- _Work required_
No images are to be carried over; print all other material exactly as it stands.

- _Provided data_
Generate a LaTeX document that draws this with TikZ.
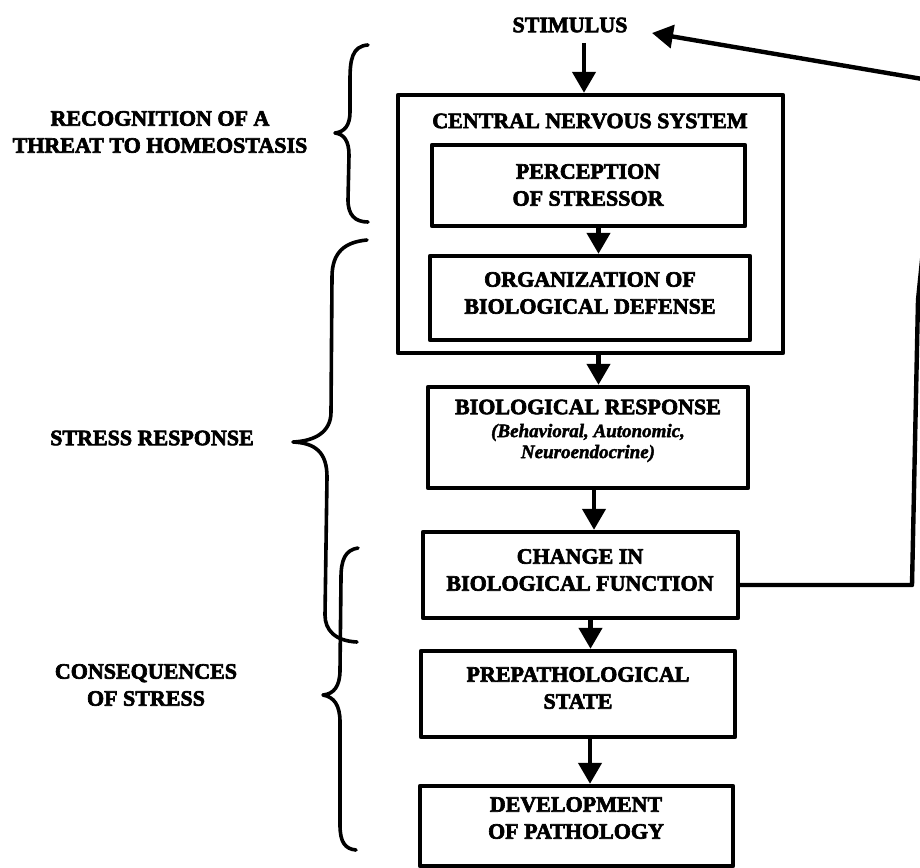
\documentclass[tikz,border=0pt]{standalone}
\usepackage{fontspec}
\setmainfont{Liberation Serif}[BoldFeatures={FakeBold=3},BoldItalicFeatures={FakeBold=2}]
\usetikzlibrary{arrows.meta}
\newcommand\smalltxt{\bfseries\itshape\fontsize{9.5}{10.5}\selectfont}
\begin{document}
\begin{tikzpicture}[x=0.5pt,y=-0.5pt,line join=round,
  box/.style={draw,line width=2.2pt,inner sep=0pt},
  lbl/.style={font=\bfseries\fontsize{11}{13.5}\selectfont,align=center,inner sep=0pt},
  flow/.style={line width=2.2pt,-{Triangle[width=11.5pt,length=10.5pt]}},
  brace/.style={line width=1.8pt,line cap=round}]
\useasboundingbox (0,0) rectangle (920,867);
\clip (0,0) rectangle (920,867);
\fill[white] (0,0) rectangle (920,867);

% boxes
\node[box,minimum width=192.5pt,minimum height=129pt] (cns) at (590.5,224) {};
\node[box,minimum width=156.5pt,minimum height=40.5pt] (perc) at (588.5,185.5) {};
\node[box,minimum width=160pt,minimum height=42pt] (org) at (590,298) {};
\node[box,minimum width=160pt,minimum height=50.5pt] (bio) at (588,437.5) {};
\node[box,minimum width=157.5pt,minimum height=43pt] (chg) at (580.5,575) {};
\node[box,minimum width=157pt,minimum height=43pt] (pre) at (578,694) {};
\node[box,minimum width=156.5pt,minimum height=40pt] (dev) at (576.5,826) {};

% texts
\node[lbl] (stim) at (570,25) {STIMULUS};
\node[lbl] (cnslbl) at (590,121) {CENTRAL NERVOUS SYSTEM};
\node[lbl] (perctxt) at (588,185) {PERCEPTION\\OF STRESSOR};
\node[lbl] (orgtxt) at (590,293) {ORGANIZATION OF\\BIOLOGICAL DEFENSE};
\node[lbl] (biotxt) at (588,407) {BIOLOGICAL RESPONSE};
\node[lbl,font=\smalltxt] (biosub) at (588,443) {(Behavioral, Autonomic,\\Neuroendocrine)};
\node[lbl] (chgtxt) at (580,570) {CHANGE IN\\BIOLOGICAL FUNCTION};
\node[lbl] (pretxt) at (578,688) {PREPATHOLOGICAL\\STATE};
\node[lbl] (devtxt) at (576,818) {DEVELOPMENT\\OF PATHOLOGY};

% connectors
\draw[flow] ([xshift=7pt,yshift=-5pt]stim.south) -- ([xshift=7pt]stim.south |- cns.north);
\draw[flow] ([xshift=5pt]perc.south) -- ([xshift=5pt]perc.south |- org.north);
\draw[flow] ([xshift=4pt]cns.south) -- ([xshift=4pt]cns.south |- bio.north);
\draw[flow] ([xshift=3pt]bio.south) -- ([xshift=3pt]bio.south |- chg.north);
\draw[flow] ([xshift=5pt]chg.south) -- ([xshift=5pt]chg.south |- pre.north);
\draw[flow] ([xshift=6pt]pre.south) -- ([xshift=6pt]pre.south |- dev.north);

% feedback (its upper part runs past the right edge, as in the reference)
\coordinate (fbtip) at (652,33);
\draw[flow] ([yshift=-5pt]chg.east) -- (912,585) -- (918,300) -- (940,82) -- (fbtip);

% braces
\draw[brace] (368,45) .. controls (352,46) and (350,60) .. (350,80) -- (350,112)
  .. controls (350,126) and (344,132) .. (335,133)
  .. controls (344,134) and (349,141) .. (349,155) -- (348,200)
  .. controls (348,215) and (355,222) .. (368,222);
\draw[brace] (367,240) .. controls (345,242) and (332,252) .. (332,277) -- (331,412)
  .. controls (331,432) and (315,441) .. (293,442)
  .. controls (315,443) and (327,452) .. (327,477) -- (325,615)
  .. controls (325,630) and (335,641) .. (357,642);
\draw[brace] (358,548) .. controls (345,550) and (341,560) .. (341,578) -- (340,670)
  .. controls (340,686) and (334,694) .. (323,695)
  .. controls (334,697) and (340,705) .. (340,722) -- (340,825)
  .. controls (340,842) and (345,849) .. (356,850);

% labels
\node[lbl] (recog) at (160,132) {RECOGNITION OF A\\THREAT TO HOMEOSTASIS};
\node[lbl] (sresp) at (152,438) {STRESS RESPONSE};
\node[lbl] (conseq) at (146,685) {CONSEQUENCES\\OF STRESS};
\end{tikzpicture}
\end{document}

- _Reply_
Generate a LaTeX document that draws this with TikZ.
\documentclass[tikz,border=0pt]{standalone}
\usepackage{fontspec}
\setmainfont{Liberation Serif}[BoldFeatures={FakeBold=3},BoldItalicFeatures={FakeBold=2}]
\usetikzlibrary{arrows.meta}
\newcommand\smalltxt{\bfseries\itshape\fontsize{9.5}{10.5}\selectfont}
\begin{document}
\begin{tikzpicture}[x=0.5pt,y=-0.5pt,line join=round,
  box/.style={draw,line width=2.2pt,inner sep=0pt},
  lbl/.style={font=\bfseries\fontsize{11}{13.5}\selectfont,align=center,inner sep=0pt},
  flow/.style={line width=2.2pt,-{Triangle[width=11.5pt,length=10.5pt]}},
  brace/.style={line width=1.8pt,line cap=round}]
\useasboundingbox (0,0) rectangle (920,867);
\clip (0,0) rectangle (920,867);
\fill[white] (0,0) rectangle (920,867);

% boxes
\node[box,minimum width=192.5pt,minimum height=129pt] (cns) at (590.5,224) {};
\node[box,minimum width=156.5pt,minimum height=40.5pt] (perc) at (588.5,185.5) {};
\node[box,minimum width=160pt,minimum height=42pt] (org) at (590,298) {};
\node[box,minimum width=160pt,minimum height=50.5pt] (bio) at (588,437.5) {};
\node[box,minimum width=157.5pt,minimum height=43pt] (chg) at (580.5,575) {};
\node[box,minimum width=157pt,minimum height=43pt] (pre) at (578,694) {};
\node[box,minimum width=156.5pt,minimum height=40pt] (dev) at (576.5,826) {};

% texts
\node[lbl] (stim) at (570,25) {STIMULUS};
\node[lbl] (cnslbl) at (590,121) {CENTRAL NERVOUS SYSTEM};
\node[lbl] (perctxt) at (588,185) {PERCEPTION\\OF STRESSOR};
\node[lbl] (orgtxt) at (590,293) {ORGANIZATION OF\\BIOLOGICAL DEFENSE};
\node[lbl] (biotxt) at (588,407) {BIOLOGICAL RESPONSE};
\node[lbl,font=\smalltxt] (biosub) at (588,443) {(Behavioral, Autonomic,\\Neuroendocrine)};
\node[lbl] (chgtxt) at (580,570) {CHANGE IN\\BIOLOGICAL FUNCTION};
\node[lbl] (pretxt) at (578,688) {PREPATHOLOGICAL\\STATE};
\node[lbl] (devtxt) at (576,818) {DEVELOPMENT\\OF PATHOLOGY};

% connectors
\draw[flow] ([xshift=7pt,yshift=-5pt]stim.south) -- ([xshift=7pt]stim.south |- cns.north);
\draw[flow] ([xshift=5pt]perc.south) -- ([xshift=5pt]perc.south |- org.north);
\draw[flow] ([xshift=4pt]cns.south) -- ([xshift=4pt]cns.south |- bio.north);
\draw[flow] ([xshift=3pt]bio.south) -- ([xshift=3pt]bio.south |- chg.north);
\draw[flow] ([xshift=5pt]chg.south) -- ([xshift=5pt]chg.south |- pre.north);
\draw[flow] ([xshift=6pt]pre.south) -- ([xshift=6pt]pre.south |- dev.north);

% feedback (its upper part runs past the right edge, as in the reference)
\coordinate (fbtip) at (652,33);
\draw[flow] ([yshift=-5pt]chg.east) -- (912,585) -- (918,300) -- (940,82) -- (fbtip);

% braces
\draw[brace] (368,45) .. controls (352,46) and (350,60) .. (350,80) -- (350,112)
  .. controls (350,126) and (344,132) .. (335,133)
  .. controls (344,134) and (349,141) .. (349,155) -- (348,200)
  .. controls (348,215) and (355,222) .. (368,222);
\draw[brace] (367,240) .. controls (345,242) and (332,252) .. (332,277) -- (331,412)
  .. controls (331,432) and (315,441) .. (293,442)
  .. controls (315,443) and (327,452) .. (327,477) -- (325,615)
  .. controls (325,630) and (335,641) .. (357,642);
\draw[brace] (358,548) .. controls (345,550) and (341,560) .. (341,578) -- (340,670)
  .. controls (340,686) and (334,694) .. (323,695)
  .. controls (334,697) and (340,705) .. (340,722) -- (340,825)
  .. controls (340,842) and (345,849) .. (356,850);

% labels
\node[lbl] (recog) at (160,132) {RECOGNITION OF A\\THREAT TO HOMEOSTASIS};
\node[lbl] (sresp) at (152,438) {STRESS RESPONSE};
\node[lbl] (conseq) at (146,685) {CONSEQUENCES\\OF STRESS};
\end{tikzpicture}
\end{document}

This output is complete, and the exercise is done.